* What the task requires *
Transcribe only part of the material below: the lines from the one containing "Rebuild this chart" through the one containing "import * as", inclusive, exactly as written.

[BEGIN The records]

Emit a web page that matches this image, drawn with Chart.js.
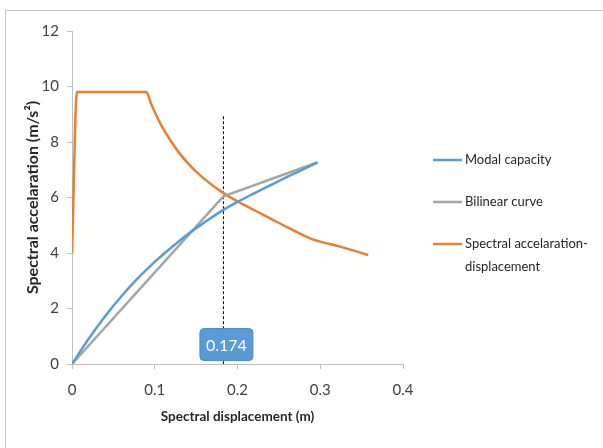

[END The records]
[BEGIN The records]

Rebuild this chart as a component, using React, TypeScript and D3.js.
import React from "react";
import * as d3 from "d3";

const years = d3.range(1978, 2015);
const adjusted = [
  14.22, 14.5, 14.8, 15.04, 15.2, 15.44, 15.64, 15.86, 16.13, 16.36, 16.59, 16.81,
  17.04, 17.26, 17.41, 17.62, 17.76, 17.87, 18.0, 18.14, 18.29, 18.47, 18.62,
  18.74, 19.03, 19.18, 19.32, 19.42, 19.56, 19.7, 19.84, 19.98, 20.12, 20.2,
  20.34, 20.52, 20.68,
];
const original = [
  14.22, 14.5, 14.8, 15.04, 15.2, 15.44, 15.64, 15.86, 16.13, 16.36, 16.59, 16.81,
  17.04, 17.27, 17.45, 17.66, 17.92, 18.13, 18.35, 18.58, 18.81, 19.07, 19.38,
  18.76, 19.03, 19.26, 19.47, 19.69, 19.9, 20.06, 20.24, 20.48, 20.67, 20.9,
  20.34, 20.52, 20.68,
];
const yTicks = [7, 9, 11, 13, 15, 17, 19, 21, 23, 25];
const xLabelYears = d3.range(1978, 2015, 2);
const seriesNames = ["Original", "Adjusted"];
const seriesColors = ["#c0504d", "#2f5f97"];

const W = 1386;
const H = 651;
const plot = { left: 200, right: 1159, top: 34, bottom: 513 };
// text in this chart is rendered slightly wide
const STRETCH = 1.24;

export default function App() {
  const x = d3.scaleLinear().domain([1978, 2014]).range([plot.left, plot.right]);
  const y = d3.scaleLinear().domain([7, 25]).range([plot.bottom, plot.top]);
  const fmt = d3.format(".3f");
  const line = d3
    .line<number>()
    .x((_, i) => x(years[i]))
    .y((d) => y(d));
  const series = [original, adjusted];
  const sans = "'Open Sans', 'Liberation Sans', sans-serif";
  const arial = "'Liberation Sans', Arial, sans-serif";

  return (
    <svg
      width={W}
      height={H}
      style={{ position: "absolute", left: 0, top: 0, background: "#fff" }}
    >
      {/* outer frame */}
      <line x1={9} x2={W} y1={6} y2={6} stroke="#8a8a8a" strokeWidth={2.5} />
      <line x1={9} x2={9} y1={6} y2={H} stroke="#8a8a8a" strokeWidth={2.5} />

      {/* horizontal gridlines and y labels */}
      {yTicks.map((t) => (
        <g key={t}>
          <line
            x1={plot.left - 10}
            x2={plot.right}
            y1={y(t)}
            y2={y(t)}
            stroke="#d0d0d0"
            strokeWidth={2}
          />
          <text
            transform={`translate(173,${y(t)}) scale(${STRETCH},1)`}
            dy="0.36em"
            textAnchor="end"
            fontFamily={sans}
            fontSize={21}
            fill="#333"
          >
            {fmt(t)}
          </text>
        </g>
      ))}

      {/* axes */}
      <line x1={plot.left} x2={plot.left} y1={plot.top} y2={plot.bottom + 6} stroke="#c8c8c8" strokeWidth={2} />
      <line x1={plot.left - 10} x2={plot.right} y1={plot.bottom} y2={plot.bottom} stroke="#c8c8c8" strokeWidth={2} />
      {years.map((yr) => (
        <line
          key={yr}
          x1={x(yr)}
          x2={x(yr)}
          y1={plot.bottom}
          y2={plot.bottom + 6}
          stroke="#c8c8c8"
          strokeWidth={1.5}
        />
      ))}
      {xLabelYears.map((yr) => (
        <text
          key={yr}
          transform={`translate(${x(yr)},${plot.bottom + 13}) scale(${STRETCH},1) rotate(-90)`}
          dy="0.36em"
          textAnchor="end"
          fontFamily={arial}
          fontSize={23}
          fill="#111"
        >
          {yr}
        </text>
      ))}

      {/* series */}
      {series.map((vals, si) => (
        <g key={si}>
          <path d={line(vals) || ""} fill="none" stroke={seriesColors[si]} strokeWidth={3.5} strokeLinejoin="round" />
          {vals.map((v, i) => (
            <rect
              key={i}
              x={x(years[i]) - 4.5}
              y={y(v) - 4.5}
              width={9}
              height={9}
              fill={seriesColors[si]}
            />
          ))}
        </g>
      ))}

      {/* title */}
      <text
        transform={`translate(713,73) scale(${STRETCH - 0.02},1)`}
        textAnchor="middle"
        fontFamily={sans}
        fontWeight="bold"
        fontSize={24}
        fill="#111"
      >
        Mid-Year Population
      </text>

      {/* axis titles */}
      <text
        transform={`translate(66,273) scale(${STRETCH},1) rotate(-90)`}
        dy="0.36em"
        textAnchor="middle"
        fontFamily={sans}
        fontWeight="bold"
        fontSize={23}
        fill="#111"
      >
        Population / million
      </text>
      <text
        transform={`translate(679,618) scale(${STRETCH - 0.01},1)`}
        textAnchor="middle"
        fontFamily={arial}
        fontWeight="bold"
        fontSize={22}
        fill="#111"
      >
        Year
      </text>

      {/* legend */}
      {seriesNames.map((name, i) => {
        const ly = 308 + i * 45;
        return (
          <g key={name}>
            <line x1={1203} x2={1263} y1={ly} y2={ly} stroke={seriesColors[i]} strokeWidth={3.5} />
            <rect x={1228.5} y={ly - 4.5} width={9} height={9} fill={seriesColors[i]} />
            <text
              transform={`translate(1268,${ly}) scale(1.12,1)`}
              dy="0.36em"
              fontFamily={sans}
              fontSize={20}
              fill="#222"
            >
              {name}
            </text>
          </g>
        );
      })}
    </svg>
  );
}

[END The records]
[BEGIN The records]

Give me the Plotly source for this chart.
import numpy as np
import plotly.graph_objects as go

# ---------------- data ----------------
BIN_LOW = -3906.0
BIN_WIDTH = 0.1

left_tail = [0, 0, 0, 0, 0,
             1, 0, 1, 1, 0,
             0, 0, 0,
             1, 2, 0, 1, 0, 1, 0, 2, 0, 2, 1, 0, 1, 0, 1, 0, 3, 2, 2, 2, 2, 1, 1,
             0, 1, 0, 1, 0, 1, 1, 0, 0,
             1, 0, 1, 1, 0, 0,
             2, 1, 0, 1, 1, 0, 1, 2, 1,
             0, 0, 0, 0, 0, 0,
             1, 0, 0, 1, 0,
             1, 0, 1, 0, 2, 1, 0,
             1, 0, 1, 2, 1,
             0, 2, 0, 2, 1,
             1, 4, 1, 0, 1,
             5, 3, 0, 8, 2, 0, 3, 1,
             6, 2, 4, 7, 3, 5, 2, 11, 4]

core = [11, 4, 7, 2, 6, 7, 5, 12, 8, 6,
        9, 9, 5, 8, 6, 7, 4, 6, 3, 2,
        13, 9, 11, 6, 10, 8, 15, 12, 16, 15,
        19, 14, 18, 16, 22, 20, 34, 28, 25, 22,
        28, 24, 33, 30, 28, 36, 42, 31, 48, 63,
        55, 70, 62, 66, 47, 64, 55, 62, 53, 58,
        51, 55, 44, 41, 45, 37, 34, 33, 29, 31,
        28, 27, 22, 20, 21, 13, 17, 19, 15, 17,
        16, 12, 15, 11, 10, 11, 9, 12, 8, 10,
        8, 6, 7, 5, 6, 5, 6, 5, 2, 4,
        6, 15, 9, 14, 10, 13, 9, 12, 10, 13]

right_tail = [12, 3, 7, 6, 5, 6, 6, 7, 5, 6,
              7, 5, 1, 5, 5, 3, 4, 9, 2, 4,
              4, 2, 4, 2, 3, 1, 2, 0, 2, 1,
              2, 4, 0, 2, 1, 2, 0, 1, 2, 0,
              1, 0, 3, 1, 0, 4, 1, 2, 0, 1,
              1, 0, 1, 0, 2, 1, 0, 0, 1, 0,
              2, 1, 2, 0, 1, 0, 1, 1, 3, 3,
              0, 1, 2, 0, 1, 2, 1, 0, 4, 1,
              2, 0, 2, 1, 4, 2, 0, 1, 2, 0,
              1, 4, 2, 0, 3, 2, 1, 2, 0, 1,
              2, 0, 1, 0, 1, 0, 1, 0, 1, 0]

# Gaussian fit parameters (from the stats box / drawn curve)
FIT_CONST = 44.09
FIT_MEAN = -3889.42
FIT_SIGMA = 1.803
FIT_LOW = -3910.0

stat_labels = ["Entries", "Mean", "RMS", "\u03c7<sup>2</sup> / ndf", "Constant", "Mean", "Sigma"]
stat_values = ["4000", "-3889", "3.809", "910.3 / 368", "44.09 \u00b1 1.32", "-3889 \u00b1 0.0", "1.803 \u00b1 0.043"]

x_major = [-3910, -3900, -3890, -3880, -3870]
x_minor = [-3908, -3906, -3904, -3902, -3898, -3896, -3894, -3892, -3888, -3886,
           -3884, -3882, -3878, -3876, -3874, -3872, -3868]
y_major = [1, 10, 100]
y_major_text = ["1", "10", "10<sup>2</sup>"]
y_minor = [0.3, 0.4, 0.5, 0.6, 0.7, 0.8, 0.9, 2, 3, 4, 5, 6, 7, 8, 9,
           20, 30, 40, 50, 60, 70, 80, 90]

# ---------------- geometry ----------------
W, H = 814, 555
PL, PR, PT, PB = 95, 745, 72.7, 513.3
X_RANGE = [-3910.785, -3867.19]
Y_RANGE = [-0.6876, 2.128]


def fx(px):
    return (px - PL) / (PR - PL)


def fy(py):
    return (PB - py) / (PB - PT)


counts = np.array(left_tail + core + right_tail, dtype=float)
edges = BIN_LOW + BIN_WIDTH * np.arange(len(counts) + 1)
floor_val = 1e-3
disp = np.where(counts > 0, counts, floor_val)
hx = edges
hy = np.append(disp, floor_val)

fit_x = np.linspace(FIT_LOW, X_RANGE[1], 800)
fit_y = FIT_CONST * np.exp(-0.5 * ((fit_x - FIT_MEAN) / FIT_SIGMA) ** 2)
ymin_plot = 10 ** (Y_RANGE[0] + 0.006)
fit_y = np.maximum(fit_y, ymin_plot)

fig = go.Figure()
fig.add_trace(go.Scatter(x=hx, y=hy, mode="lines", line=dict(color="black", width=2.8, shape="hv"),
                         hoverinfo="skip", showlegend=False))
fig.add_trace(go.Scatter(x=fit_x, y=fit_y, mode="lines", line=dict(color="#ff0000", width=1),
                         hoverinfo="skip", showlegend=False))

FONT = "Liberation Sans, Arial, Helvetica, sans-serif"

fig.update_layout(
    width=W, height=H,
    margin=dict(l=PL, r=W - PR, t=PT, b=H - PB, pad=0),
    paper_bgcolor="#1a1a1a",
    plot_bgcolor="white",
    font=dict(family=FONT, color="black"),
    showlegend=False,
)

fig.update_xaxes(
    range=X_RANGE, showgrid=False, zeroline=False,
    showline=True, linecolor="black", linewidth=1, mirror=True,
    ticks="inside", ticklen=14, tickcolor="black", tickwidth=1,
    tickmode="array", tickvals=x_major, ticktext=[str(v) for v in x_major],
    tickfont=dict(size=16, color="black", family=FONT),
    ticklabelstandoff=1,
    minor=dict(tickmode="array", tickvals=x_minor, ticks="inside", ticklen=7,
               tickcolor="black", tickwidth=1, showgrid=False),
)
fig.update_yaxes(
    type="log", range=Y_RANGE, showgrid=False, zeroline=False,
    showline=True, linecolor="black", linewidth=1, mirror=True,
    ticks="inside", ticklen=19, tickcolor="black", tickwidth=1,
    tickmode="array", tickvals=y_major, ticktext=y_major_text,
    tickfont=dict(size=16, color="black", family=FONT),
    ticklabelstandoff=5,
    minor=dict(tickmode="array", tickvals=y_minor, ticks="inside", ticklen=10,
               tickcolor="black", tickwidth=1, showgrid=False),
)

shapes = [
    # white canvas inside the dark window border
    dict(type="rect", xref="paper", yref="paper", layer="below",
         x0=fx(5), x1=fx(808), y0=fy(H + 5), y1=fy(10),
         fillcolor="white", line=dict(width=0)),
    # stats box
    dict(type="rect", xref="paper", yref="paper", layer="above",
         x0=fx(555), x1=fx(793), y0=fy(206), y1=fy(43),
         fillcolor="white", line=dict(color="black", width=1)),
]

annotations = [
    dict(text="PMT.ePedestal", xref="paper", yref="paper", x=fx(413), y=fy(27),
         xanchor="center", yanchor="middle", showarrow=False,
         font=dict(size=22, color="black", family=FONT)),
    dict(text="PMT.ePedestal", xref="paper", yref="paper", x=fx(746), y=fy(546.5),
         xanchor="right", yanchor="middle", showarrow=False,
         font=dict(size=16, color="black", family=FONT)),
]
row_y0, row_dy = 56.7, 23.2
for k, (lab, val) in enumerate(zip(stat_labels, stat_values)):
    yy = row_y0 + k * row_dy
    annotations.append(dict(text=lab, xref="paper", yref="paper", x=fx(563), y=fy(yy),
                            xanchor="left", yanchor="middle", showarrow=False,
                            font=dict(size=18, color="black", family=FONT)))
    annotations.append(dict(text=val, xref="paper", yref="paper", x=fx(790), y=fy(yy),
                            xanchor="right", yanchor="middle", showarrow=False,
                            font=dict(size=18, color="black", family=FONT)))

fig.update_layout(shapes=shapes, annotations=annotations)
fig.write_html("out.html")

[END The records]

* Output for this exercise *
Rebuild this chart as a component, using React, TypeScript and D3.js.
import React from "react";
import * as d3 from "d3";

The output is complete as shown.